:: Directions ::
The listing below holds a line with "Give me the TikZ source for this diagram." and a later line with "(besteffort) at (204.5,462)". Write out those two lines and every line between them, exactly, and nothing else.

----------

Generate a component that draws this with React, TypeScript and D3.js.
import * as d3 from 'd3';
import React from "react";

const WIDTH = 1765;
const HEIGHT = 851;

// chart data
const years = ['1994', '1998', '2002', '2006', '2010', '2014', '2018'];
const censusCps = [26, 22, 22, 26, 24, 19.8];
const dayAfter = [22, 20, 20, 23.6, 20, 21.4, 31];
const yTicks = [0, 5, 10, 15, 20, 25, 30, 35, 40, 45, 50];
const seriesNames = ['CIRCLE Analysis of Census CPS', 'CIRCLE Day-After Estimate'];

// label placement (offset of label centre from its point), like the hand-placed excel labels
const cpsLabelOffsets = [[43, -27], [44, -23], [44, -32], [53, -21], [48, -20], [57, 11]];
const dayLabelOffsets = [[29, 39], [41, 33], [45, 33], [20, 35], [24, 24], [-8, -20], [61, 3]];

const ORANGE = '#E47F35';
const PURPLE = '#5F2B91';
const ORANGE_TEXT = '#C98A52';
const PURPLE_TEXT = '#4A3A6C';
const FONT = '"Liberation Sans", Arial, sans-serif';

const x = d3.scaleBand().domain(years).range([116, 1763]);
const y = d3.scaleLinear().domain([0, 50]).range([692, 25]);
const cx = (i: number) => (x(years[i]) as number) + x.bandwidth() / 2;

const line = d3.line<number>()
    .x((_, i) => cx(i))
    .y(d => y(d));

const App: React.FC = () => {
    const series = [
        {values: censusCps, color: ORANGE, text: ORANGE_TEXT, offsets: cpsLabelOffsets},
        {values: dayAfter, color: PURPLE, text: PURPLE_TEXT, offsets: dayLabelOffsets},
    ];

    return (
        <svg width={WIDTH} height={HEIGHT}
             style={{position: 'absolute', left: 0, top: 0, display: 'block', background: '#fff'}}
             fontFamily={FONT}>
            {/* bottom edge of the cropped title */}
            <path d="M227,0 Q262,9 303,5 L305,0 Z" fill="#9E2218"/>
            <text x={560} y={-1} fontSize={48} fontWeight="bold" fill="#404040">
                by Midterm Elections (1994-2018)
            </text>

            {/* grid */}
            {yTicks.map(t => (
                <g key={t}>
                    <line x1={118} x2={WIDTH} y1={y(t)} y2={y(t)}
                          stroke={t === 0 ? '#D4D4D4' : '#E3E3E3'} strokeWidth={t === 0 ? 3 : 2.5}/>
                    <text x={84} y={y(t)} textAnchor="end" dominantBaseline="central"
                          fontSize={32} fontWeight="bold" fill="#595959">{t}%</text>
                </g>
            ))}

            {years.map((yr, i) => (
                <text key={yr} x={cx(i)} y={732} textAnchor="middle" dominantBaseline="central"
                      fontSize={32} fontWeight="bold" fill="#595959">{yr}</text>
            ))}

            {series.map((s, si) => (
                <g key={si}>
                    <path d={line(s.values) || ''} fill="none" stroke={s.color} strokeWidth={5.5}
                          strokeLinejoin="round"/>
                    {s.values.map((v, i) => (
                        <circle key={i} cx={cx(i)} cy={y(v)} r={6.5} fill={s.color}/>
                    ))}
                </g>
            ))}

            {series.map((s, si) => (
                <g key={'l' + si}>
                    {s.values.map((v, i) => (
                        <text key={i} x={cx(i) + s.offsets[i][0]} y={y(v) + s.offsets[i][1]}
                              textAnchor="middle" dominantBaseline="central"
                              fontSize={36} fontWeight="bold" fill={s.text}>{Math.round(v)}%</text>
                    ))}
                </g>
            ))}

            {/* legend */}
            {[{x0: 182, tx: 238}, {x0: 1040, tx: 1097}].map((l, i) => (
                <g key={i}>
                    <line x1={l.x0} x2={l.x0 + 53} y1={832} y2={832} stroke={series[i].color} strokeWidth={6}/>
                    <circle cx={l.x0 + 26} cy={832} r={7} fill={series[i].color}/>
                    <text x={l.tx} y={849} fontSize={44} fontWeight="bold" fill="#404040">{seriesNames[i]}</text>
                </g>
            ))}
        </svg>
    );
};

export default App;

----------

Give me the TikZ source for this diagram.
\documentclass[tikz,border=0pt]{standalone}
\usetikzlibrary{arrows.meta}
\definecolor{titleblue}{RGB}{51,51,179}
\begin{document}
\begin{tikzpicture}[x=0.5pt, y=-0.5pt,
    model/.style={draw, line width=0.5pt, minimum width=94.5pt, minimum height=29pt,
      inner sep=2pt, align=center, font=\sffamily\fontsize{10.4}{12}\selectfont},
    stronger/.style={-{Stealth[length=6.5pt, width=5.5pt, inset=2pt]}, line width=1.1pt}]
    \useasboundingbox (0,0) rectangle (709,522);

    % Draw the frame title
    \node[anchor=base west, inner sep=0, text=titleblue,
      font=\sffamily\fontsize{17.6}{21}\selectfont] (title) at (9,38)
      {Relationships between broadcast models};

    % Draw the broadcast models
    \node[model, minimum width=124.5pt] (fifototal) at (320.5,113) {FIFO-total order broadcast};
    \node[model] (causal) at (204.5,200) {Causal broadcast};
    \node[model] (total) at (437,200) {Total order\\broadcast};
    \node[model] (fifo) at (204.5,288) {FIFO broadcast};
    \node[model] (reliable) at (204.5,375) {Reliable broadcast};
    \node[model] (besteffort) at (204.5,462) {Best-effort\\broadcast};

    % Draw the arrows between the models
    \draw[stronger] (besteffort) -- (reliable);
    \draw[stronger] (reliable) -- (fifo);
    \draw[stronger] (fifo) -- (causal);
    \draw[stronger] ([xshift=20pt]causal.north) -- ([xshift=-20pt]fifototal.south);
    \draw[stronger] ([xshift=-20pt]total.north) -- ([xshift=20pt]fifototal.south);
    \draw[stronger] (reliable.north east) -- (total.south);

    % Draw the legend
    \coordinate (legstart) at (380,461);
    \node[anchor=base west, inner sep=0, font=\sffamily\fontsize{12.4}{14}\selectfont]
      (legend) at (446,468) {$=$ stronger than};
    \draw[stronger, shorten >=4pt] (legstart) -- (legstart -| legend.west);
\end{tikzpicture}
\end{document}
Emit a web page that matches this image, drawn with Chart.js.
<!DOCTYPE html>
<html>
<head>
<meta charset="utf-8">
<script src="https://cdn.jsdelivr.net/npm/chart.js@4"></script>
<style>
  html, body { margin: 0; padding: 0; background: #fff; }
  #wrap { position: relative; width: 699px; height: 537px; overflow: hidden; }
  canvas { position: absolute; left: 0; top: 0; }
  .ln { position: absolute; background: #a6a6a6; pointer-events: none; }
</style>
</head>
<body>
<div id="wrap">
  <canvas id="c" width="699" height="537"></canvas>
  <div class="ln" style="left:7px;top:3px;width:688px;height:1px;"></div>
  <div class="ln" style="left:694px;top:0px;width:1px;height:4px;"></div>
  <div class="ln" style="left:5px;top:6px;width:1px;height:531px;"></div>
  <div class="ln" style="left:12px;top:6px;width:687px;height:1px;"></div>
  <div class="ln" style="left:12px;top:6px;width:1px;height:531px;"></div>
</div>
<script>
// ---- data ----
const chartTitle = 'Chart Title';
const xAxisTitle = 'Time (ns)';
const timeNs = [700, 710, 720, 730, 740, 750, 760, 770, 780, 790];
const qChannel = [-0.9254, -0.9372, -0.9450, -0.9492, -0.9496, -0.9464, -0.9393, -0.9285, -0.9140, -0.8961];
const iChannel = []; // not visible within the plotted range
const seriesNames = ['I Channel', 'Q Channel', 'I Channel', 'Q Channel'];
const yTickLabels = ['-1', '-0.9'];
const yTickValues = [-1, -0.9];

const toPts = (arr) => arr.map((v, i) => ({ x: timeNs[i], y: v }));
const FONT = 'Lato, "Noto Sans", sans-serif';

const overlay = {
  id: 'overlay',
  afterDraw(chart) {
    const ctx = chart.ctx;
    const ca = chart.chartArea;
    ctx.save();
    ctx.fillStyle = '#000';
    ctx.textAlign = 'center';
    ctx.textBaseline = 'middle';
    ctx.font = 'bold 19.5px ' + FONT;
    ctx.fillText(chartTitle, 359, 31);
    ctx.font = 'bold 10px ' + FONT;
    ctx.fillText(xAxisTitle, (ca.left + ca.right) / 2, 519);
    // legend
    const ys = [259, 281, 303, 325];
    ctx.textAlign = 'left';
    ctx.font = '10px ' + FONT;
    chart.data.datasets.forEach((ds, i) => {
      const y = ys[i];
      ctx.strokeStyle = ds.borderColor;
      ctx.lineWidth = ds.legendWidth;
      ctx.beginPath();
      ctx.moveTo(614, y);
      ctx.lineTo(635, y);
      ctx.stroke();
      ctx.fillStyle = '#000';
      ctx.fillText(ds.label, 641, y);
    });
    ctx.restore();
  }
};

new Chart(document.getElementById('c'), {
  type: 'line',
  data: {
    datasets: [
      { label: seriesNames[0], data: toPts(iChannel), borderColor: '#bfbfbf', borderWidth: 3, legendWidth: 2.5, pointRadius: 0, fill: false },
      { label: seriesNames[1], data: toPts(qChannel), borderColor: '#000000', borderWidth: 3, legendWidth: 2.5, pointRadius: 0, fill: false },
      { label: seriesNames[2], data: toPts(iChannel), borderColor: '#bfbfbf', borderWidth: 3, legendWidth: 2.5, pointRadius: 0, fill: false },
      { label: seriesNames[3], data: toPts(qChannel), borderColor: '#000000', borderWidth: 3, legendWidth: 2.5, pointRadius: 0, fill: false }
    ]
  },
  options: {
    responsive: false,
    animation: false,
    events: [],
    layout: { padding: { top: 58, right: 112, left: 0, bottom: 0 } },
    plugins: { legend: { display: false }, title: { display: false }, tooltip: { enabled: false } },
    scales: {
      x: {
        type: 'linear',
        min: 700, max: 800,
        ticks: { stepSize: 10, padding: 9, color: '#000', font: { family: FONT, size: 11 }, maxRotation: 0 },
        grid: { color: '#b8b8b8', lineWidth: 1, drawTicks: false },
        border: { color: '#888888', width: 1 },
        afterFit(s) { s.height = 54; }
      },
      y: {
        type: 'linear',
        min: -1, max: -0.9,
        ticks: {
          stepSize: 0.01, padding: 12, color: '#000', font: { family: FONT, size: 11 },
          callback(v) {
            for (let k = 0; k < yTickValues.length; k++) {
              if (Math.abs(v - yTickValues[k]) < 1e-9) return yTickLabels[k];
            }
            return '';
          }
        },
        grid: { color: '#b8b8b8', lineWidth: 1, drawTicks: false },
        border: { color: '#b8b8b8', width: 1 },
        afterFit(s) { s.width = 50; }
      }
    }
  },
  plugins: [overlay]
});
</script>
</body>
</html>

----------

:: Solution to this exercise ::
Give me the TikZ source for this diagram.
\documentclass[tikz,border=0pt]{standalone}
\usetikzlibrary{arrows.meta}
\definecolor{titleblue}{RGB}{51,51,179}
\begin{document}
\begin{tikzpicture}[x=0.5pt, y=-0.5pt,
    model/.style={draw, line width=0.5pt, minimum width=94.5pt, minimum height=29pt,
      inner sep=2pt, align=center, font=\sffamily\fontsize{10.4}{12}\selectfont},
    stronger/.style={-{Stealth[length=6.5pt, width=5.5pt, inset=2pt]}, line width=1.1pt}]
    \useasboundingbox (0,0) rectangle (709,522);

    % Draw the frame title
    \node[anchor=base west, inner sep=0, text=titleblue,
      font=\sffamily\fontsize{17.6}{21}\selectfont] (title) at (9,38)
      {Relationships between broadcast models};

    % Draw the broadcast models
    \node[model, minimum width=124.5pt] (fifototal) at (320.5,113) {FIFO-total order broadcast};
    \node[model] (causal) at (204.5,200) {Causal broadcast};
    \node[model] (total) at (437,200) {Total order\\broadcast};
    \node[model] (fifo) at (204.5,288) {FIFO broadcast};
    \node[model] (reliable) at (204.5,375) {Reliable broadcast};
    \node[model] (besteffort) at (204.5,462) {Best-effort\\broadcast};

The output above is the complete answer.